--- start of Information supplied ---

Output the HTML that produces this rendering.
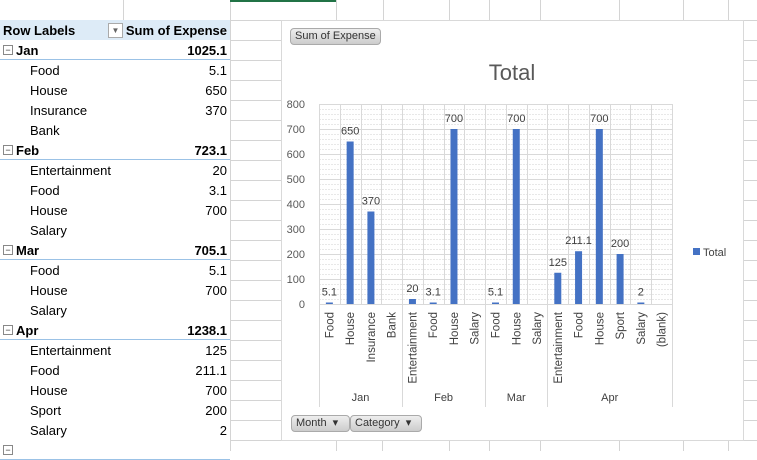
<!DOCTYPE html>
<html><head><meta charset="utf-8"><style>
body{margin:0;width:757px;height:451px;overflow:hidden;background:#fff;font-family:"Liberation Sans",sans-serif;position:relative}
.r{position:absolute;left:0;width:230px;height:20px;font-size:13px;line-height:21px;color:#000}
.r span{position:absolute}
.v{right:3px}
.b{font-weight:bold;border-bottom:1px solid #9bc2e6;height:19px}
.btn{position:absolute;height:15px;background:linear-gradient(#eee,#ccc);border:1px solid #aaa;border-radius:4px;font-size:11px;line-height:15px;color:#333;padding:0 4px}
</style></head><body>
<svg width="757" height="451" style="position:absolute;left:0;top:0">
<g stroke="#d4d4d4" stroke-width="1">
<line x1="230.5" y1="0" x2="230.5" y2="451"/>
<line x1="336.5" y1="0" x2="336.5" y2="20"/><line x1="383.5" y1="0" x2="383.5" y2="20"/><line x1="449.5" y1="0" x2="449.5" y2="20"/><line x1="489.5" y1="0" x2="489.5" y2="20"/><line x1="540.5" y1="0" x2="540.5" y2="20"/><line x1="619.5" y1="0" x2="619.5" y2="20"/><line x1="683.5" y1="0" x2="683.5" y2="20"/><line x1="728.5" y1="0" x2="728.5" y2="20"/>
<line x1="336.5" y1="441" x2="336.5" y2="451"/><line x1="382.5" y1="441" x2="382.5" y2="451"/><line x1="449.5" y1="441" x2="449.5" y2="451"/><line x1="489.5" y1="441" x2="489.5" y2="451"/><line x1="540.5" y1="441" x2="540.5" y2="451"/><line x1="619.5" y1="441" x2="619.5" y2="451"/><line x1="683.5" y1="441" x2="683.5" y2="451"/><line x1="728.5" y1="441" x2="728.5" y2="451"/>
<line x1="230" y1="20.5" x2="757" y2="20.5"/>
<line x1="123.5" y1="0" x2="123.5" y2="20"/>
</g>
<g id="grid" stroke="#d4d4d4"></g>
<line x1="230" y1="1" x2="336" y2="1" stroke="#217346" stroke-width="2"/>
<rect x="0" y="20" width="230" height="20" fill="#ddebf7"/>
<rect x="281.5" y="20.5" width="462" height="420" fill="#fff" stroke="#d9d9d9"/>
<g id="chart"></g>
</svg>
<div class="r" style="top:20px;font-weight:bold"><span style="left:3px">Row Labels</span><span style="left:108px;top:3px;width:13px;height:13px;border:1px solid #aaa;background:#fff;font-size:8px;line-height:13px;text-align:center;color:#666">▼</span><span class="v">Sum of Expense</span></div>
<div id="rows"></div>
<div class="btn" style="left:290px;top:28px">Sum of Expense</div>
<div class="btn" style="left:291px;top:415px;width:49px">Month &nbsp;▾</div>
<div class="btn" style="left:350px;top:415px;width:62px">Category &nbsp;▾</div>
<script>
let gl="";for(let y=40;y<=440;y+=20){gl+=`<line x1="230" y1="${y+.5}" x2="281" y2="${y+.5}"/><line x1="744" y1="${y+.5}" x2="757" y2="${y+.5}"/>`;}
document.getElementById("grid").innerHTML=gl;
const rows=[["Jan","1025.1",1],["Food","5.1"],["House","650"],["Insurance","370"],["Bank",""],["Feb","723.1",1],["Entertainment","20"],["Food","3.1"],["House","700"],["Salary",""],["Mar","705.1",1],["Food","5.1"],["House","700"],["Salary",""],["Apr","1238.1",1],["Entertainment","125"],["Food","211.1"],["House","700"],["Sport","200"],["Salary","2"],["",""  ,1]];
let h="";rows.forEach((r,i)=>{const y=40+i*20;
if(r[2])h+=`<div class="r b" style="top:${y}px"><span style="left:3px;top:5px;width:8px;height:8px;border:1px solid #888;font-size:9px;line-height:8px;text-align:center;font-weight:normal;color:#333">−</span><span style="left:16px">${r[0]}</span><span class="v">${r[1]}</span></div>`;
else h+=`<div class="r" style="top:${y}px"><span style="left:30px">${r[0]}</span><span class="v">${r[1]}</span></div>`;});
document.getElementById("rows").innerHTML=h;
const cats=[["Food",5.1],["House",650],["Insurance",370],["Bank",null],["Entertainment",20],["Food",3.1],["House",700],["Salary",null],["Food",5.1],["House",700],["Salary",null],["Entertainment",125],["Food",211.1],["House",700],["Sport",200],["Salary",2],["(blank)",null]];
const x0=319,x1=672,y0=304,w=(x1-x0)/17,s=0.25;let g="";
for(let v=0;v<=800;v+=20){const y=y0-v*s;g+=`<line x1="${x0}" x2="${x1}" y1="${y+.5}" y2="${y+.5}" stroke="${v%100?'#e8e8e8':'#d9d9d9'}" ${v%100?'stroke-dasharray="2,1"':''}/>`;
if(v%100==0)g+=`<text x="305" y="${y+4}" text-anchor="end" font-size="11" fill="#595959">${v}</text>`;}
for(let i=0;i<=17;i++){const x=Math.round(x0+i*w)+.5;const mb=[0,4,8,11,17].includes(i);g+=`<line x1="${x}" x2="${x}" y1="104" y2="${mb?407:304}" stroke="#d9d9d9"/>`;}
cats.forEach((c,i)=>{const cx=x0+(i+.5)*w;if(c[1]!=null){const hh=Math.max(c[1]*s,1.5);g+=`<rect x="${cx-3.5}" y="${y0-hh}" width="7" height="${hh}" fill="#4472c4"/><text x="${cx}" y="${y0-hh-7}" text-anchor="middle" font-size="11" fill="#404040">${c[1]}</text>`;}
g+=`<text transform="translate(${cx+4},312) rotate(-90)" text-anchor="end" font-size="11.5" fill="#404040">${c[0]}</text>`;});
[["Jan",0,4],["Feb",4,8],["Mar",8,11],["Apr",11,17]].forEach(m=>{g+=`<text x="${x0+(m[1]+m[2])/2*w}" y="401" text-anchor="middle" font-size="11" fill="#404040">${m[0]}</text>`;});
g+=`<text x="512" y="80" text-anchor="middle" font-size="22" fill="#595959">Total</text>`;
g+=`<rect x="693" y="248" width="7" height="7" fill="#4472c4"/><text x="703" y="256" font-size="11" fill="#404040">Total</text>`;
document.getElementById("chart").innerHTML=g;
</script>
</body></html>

--- end of Information supplied ---

• **Task directions**: Retype the whole listing, keeping every line identical and omitting all pictures.

• **Completed task**:
Output the HTML that produces this rendering.
<!DOCTYPE html>
<html><head><meta charset="utf-8"><style>
body{margin:0;width:757px;height:451px;overflow:hidden;background:#fff;font-family:"Liberation Sans",sans-serif;position:relative}
.r{position:absolute;left:0;width:230px;height:20px;font-size:13px;line-height:21px;color:#000}
.r span{position:absolute}
.v{right:3px}
.b{font-weight:bold;border-bottom:1px solid #9bc2e6;height:19px}
.btn{position:absolute;height:15px;background:linear-gradient(#eee,#ccc);border:1px solid #aaa;border-radius:4px;font-size:11px;line-height:15px;color:#333;padding:0 4px}
</style></head><body>
<svg width="757" height="451" style="position:absolute;left:0;top:0">
<g stroke="#d4d4d4" stroke-width="1">
<line x1="230.5" y1="0" x2="230.5" y2="451"/>
<line x1="336.5" y1="0" x2="336.5" y2="20"/><line x1="383.5" y1="0" x2="383.5" y2="20"/><line x1="449.5" y1="0" x2="449.5" y2="20"/><line x1="489.5" y1="0" x2="489.5" y2="20"/><line x1="540.5" y1="0" x2="540.5" y2="20"/><line x1="619.5" y1="0" x2="619.5" y2="20"/><line x1="683.5" y1="0" x2="683.5" y2="20"/><line x1="728.5" y1="0" x2="728.5" y2="20"/>
<line x1="336.5" y1="441" x2="336.5" y2="451"/><line x1="382.5" y1="441" x2="382.5" y2="451"/><line x1="449.5" y1="441" x2="449.5" y2="451"/><line x1="489.5" y1="441" x2="489.5" y2="451"/><line x1="540.5" y1="441" x2="540.5" y2="451"/><line x1="619.5" y1="441" x2="619.5" y2="451"/><line x1="683.5" y1="441" x2="683.5" y2="451"/><line x1="728.5" y1="441" x2="728.5" y2="451"/>
<line x1="230" y1="20.5" x2="757" y2="20.5"/>
<line x1="123.5" y1="0" x2="123.5" y2="20"/>
</g>
<g id="grid" stroke="#d4d4d4"></g>
<line x1="230" y1="1" x2="336" y2="1" stroke="#217346" stroke-width="2"/>
<rect x="0" y="20" width="230" height="20" fill="#ddebf7"/>
<rect x="281.5" y="20.5" width="462" height="420" fill="#fff" stroke="#d9d9d9"/>
<g id="chart"></g>
</svg>
<div class="r" style="top:20px;font-weight:bold"><span style="left:3px">Row Labels</span><span style="left:108px;top:3px;width:13px;height:13px;border:1px solid #aaa;background:#fff;font-size:8px;line-height:13px;text-align:center;color:#666">▼</span><span class="v">Sum of Expense</span></div>
<div id="rows"></div>
<div class="btn" style="left:290px;top:28px">Sum of Expense</div>
<div class="btn" style="left:291px;top:415px;width:49px">Month &nbsp;▾</div>
<div class="btn" style="left:350px;top:415px;width:62px">Category &nbsp;▾</div>
<script>
let gl="";for(let y=40;y<=440;y+=20){gl+=`<line x1="230" y1="${y+.5}" x2="281" y2="${y+.5}"/><line x1="744" y1="${y+.5}" x2="757" y2="${y+.5}"/>`;}
document.getElementById("grid").innerHTML=gl;
const rows=[["Jan","1025.1",1],["Food","5.1"],["House","650"],["Insurance","370"],["Bank",""],["Feb","723.1",1],["Entertainment","20"],["Food","3.1"],["House","700"],["Salary",""],["Mar","705.1",1],["Food","5.1"],["House","700"],["Salary",""],["Apr","1238.1",1],["Entertainment","125"],["Food","211.1"],["House","700"],["Sport","200"],["Salary","2"],["",""  ,1]];
let h="";rows.forEach((r,i)=>{const y=40+i*20;
if(r[2])h+=`<div class="r b" style="top:${y}px"><span style="left:3px;top:5px;width:8px;height:8px;border:1px solid #888;font-size:9px;line-height:8px;text-align:center;font-weight:normal;color:#333">−</span><span style="left:16px">${r[0]}</span><span class="v">${r[1]}</span></div>`;
else h+=`<div class="r" style="top:${y}px"><span style="left:30px">${r[0]}</span><span class="v">${r[1]}</span></div>`;});
document.getElementById("rows").innerHTML=h;
const cats=[["Food",5.1],["House",650],["Insurance",370],["Bank",null],["Entertainment",20],["Food",3.1],["House",700],["Salary",null],["Food",5.1],["House",700],["Salary",null],["Entertainment",125],["Food",211.1],["House",700],["Sport",200],["Salary",2],["(blank)",null]];
const x0=319,x1=672,y0=304,w=(x1-x0)/17,s=0.25;let g="";
for(let v=0;v<=800;v+=20){const y=y0-v*s;g+=`<line x1="${x0}" x2="${x1}" y1="${y+.5}" y2="${y+.5}" stroke="${v%100?'#e8e8e8':'#d9d9d9'}" ${v%100?'stroke-dasharray="2,1"':''}/>`;
if(v%100==0)g+=`<text x="305" y="${y+4}" text-anchor="end" font-size="11" fill="#595959">${v}</text>`;}
for(let i=0;i<=17;i++){const x=Math.round(x0+i*w)+.5;const mb=[0,4,8,11,17].includes(i);g+=`<line x1="${x}" x2="${x}" y1="104" y2="${mb?407:304}" stroke="#d9d9d9"/>`;}
cats.forEach((c,i)=>{const cx=x0+(i+.5)*w;if(c[1]!=null){const hh=Math.max(c[1]*s,1.5);g+=`<rect x="${cx-3.5}" y="${y0-hh}" width="7" height="${hh}" fill="#4472c4"/><text x="${cx}" y="${y0-hh-7}" text-anchor="middle" font-size="11" fill="#404040">${c[1]}</text>`;}
g+=`<text transform="translate(${cx+4},312) rotate(-90)" text-anchor="end" font-size="11.5" fill="#404040">${c[0]}</text>`;});
[["Jan",0,4],["Feb",4,8],["Mar",8,11],["Apr",11,17]].forEach(m=>{g+=`<text x="${x0+(m[1]+m[2])/2*w}" y="401" text-anchor="middle" font-size="11" fill="#404040">${m[0]}</text>`;});
g+=`<text x="512" y="80" text-anchor="middle" font-size="22" fill="#595959">Total</text>`;
g+=`<rect x="693" y="248" width="7" height="7" fill="#4472c4"/><text x="703" y="256" font-size="11" fill="#404040">Total</text>`;
document.getElementById("chart").innerHTML=g;
</script>
</body></html>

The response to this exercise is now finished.